To begin with, William had become increasingly involved in the physical context of his work: that is how the work related to its frame and other surroundings. He began to design his frames and eventually he made the frame part of the painting, extending the painting right into the frame. In part, this came out of his interest in medieval retables and altarpieces, where paintings were often combined with other painting, sculpture, and various architectural formats. On a larger scale, he also became interested in interior setting (such as churches) which combine different sculpture, painting, and architecture. He became especially interested in primitive examples of early medieval church interiors in Spain.

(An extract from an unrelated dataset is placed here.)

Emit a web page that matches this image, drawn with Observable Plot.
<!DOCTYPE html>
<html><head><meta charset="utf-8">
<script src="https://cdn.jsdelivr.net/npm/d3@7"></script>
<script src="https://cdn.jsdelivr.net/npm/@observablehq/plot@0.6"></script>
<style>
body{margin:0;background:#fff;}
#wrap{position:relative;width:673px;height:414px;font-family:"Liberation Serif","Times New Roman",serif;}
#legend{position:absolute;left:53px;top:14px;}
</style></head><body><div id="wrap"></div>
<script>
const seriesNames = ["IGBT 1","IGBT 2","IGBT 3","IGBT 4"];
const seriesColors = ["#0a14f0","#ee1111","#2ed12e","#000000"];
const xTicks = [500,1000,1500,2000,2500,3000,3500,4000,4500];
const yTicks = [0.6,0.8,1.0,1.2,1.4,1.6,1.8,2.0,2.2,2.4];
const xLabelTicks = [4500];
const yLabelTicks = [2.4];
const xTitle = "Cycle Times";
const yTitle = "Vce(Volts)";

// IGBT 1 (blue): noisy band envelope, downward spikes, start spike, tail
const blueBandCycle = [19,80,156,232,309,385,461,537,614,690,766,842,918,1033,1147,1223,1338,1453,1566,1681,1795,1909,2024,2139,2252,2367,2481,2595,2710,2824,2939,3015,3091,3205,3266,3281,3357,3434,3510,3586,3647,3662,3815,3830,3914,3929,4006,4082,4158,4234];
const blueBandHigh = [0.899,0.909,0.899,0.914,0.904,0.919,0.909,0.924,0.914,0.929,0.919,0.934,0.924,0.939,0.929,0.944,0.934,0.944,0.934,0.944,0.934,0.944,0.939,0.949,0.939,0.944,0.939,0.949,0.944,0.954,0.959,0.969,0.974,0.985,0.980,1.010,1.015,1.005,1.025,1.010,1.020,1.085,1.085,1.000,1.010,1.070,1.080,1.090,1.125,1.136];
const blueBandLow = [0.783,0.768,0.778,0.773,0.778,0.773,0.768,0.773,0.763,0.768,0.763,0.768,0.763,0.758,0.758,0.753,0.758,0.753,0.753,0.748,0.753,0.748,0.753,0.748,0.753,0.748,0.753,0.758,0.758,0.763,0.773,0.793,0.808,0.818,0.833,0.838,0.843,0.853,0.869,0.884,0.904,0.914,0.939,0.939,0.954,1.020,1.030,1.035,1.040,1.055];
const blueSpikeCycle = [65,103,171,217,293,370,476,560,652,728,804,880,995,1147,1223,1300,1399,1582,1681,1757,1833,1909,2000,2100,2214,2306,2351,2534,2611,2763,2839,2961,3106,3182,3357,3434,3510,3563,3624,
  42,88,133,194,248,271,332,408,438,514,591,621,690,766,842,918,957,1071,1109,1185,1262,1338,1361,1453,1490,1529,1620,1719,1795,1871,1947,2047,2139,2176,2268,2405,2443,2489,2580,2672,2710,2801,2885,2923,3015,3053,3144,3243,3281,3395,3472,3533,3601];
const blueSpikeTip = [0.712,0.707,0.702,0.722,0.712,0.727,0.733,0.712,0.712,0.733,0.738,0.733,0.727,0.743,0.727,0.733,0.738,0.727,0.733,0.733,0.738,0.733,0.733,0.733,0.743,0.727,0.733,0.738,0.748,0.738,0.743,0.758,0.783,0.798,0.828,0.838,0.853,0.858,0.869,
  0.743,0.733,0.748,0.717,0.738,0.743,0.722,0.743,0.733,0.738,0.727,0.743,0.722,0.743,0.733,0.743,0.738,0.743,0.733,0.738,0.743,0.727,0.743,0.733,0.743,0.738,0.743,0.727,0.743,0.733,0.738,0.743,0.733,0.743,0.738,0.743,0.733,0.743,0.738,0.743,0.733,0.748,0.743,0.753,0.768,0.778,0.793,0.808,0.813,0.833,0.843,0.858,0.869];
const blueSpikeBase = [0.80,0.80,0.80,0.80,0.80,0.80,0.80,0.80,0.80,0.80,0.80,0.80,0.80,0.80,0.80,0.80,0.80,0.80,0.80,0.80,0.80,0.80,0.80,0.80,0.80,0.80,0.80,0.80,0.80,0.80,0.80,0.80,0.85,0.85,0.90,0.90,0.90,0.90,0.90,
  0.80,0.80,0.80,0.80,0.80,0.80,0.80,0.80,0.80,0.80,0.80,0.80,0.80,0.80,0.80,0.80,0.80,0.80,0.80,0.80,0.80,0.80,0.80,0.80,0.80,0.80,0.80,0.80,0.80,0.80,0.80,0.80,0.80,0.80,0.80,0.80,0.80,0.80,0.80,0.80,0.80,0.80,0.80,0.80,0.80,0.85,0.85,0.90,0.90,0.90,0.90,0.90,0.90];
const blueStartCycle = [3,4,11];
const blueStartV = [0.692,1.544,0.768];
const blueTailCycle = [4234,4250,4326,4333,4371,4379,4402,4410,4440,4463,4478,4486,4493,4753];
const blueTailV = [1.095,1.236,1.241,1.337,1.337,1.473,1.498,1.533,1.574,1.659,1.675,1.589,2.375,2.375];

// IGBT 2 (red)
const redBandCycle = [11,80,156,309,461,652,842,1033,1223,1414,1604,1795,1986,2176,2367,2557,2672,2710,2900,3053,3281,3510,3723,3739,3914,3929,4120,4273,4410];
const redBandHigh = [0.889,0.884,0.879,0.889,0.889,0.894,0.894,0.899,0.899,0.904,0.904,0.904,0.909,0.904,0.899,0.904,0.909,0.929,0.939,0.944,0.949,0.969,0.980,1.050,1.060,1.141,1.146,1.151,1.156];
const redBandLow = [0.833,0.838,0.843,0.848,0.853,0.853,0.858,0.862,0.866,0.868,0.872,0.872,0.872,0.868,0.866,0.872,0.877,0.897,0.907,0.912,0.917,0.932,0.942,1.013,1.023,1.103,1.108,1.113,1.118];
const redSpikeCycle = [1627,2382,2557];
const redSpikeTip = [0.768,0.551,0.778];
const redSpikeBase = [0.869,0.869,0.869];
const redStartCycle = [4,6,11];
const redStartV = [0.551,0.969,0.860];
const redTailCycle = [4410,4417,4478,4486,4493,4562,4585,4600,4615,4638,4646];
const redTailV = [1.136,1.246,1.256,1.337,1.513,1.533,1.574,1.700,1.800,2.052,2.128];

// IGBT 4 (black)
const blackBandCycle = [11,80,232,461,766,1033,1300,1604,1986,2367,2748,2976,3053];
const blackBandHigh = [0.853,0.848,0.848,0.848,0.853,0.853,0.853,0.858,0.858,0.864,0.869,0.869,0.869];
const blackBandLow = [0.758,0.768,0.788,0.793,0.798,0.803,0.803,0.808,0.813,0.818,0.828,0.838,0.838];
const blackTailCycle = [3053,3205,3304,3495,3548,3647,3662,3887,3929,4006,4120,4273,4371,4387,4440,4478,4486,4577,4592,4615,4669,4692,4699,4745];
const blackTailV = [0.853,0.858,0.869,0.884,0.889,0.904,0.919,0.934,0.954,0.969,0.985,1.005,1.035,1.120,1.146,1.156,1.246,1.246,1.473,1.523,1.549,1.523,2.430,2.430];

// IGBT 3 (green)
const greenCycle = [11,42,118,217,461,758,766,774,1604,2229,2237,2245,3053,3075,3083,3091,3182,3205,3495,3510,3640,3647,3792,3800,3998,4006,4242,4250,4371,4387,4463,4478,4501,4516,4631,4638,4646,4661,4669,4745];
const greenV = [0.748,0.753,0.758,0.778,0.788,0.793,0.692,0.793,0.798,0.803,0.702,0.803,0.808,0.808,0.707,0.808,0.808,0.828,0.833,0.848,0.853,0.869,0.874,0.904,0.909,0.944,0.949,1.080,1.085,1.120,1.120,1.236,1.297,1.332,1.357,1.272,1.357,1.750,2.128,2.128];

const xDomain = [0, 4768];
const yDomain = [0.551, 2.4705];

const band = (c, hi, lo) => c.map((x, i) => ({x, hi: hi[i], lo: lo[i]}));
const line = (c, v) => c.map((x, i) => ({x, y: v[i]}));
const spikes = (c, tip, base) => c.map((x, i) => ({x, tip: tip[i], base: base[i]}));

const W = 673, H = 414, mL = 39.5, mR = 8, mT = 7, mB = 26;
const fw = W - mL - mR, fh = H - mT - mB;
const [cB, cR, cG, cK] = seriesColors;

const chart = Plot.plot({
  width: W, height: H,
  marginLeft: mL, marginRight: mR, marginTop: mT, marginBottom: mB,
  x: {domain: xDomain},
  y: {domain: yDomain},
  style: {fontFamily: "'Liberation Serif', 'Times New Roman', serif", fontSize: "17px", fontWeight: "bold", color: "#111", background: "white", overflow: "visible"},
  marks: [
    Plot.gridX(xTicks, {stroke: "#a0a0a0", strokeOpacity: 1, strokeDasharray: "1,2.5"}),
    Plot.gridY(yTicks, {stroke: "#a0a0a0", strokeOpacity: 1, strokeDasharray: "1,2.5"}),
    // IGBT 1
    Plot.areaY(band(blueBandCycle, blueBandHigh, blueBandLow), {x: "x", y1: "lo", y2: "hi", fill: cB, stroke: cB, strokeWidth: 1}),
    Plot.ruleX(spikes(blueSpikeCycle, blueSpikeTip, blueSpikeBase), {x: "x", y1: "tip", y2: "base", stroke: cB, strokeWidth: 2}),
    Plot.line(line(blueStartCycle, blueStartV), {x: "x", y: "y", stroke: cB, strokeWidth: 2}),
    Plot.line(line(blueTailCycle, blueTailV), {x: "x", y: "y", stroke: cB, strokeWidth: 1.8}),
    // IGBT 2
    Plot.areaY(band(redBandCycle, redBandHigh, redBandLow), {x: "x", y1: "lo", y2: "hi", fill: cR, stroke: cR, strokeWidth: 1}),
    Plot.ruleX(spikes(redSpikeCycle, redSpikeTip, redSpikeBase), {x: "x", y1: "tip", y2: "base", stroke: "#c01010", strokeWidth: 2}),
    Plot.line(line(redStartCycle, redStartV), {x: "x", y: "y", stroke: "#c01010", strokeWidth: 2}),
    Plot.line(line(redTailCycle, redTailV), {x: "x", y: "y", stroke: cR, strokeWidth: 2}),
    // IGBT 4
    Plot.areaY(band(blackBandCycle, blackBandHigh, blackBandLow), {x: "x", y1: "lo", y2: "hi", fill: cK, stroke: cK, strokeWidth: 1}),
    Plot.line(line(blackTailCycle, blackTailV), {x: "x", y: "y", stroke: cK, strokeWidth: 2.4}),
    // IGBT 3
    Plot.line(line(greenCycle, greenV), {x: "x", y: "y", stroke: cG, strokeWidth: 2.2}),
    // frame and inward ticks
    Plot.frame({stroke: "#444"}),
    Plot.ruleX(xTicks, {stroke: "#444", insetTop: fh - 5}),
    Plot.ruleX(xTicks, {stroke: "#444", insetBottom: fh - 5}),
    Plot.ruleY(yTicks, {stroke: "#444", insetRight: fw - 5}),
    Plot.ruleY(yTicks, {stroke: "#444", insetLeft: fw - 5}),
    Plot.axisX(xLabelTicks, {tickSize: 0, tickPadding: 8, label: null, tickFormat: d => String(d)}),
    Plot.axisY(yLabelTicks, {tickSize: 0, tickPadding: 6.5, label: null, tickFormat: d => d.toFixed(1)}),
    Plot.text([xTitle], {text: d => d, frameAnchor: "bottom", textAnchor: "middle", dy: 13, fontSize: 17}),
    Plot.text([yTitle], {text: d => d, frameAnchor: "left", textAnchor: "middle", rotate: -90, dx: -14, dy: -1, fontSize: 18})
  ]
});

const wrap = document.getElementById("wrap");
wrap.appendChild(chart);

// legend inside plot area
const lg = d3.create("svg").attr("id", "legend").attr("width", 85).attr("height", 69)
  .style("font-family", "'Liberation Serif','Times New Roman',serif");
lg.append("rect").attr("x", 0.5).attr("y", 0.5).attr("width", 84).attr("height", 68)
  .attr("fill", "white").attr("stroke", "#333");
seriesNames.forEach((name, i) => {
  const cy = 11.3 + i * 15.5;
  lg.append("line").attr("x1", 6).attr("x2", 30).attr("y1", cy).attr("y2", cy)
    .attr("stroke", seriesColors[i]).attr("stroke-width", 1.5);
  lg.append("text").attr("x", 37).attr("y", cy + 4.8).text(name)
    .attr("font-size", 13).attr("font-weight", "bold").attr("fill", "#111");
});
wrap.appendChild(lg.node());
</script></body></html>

At the same time, William and I had also begun to collaborate with an architect on a large project of renovating our home and studio, which stimulated his thinking in terms of architecture and space. He became fascinated by architecture in general and especially how people are psychologically and aesthetically affected by its spaces. Examples of contemporary architecture two movements of particular interest to him are the twentieth century Bauhaus movement, which tended to express structural elements though the exterior of the building, and the open flow-though designs of Frank Lloyd Wright. In all these cases, the architects also had a profound commitment to the design elements in the environment, including the integration of interior furnishings.
Finally, among modern influences, there is the example of "installation art," which began early in the century but became widespread during the "earthworks" movement of the Seventies, and the interior environments of artists such as Red Grooms and Vladimir Kabukov. This influence was less that of any particular artist than the general tendency for artists once again to look at their works in the context of the environment which they create.
These influences have all contributed to William's artistic progression from making individual paintings to a complex ensemble of work combining painting, sculpture, and architecture, so as to create an entire aesthetic environment.